Economy
Global CEOs rank China as No 1 for future growth
Updated: 2011-01-26 10:55
(Xinhua)
DAVOS, Switzerland - Business leaders considered China as the most important country for future economic growth, a survey showed on Tuesday.
In a worldwide poll of 1,201 CEOs, China was named by 39 percent of them as the No 1 growth engine, followed by the 21 percent for the United States, 19 percent for Brazil and 18 percent for India, according to PwC's 14th Annual Global CEO Survey, which was released here on the eve of the annual meeting of the World Economic Forum.
Global CEOs also saw China, the US and India as the most important future sources for products and raw materials.
Regionally, 90 percent of CEOs said they expect their operations to grow in Asia in the next 12 months, followed by Latin America's 84 percent, Africa's 75 percent, the Middle East's 72 percent and Eastern Europe's 70 percent.
But only a third of respondents said the country in which they were based offered high growth potential.
The survey, which was conducted in 69 countries during the last quarter of 2010, also showed CEOs' confidence in future growth. Forty-eight percent of the CEOs said they were "very confident" of growth in the next 12 months, representing a major increase from 31 percent last year and 50 percent in 2008 who were "very confident".
In total, 88 percent of CEOs said they now had some levels of confidence for prospects in the next 12 months, up from 81 percent last year. In the long term, 94 percent are confident of growth of three years from now, an increase of two percentage points.
Renewed confidence was spread across all continents, with CEOs in India, Austria, Colombia, Peru, China, Thailand and Paraguay particularly upbeat about near term growth.
Regionally, CEOs in Western Europe were the least confident, largely due to the ongoing sovereign debt crisis. German CEOs were an exception, with nearly 80 percent of them "very confident," up from about 20 percent last year.
The positive momentum in CEO confidence was reflected in hiring plans. More than half of CEOs worldwide said they expected to add jobs in the next 12 months, up from 39 percent in the last survey. CEOs in Central Europe, Asia Pacific and Africa were particularly bullish about hiring. Significantly, only 16 percent of CEOs said they expected to cut their workforce in the coming year, down from 25 percent last year.
"CEOs have emerged from the bunker mentality of surviving the recession. They now see renewed opportunity for growth, even in the near term, and are determined to take advantage of better global economic conditions and increased customer demands," said Dennis Nally, chairman of PricewaterhouseCoopers International.
PwC's report said the high levels of confidence in light of continued uncertainty in several major economies were surprising. Despite the confidence, CEOs do have certain concerns.

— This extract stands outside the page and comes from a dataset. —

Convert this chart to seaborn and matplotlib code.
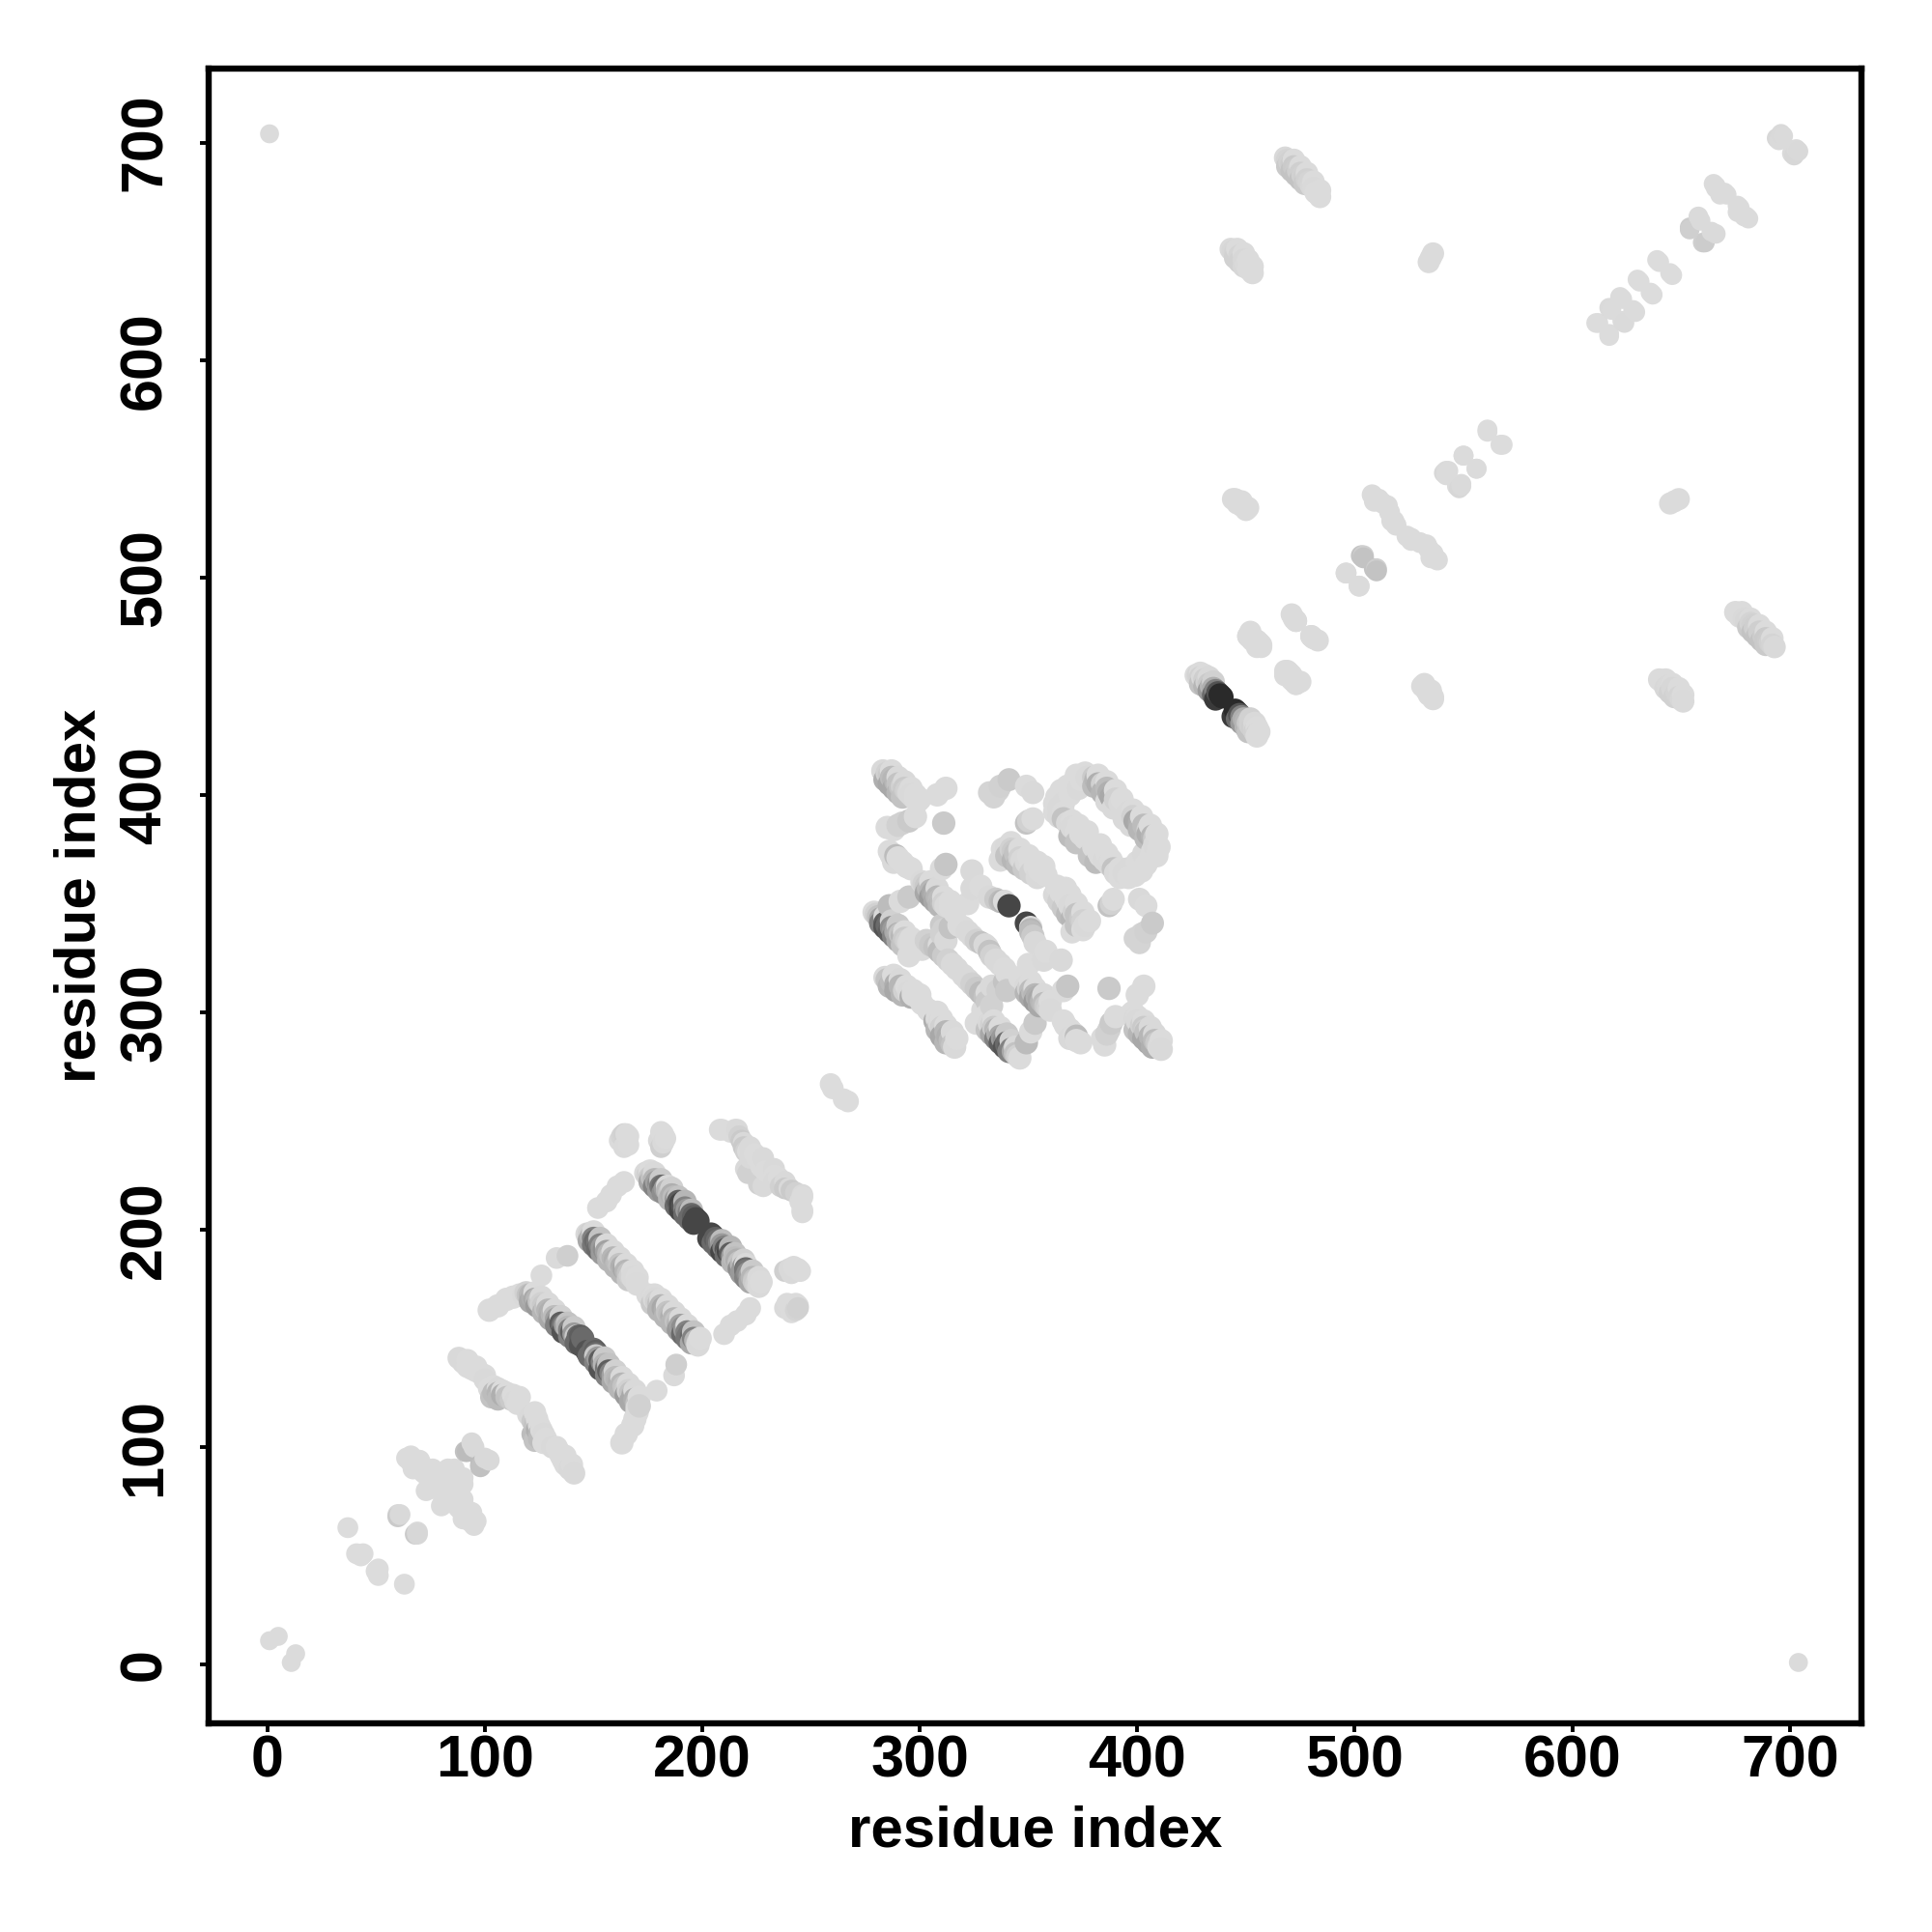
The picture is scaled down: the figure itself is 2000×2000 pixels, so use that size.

Nearly three-fourths of CEOs cited uncertain or volatile economic growth as a potential threat to their business, up from 66 percent last year. And nearly a third of CEOs said they were "extremely concerned" about economic prospects.
Other commonly mentioned threats included government response to fiscal deficits, over-regulation, exchange rate volatility, unstable capital markets and protectionism. The specter of inflation, which is a major risk to watch in the developing world, was cited by less than a third of respondents.
The divergence within the global economy also posed challenges for CEOs in deciding their company strategy.
Although the International Monetary Fund (IMF) forecasted global growth at 4.2 percent for 2011, developed countries, which make up 52 percent of the world economy, are growing at only half that pace. In contrast, emerging markets are booming, with Indonesia, India and China all forecast to grow faster than 6 percent.
"The post-recession global economy is recovering on two-tiers. Emerging economies like China, India and Brazil are growing at rates that far surpass the developed nations. The shift in the economic balance of power creates challenges for CEOs in deciding how and where to invest in facilities, people and innovation," Nally said.
"Companies that understand and capitalize on the diverging growth patterns of the developed and emerging economies will be the winners in the years ahead," he added.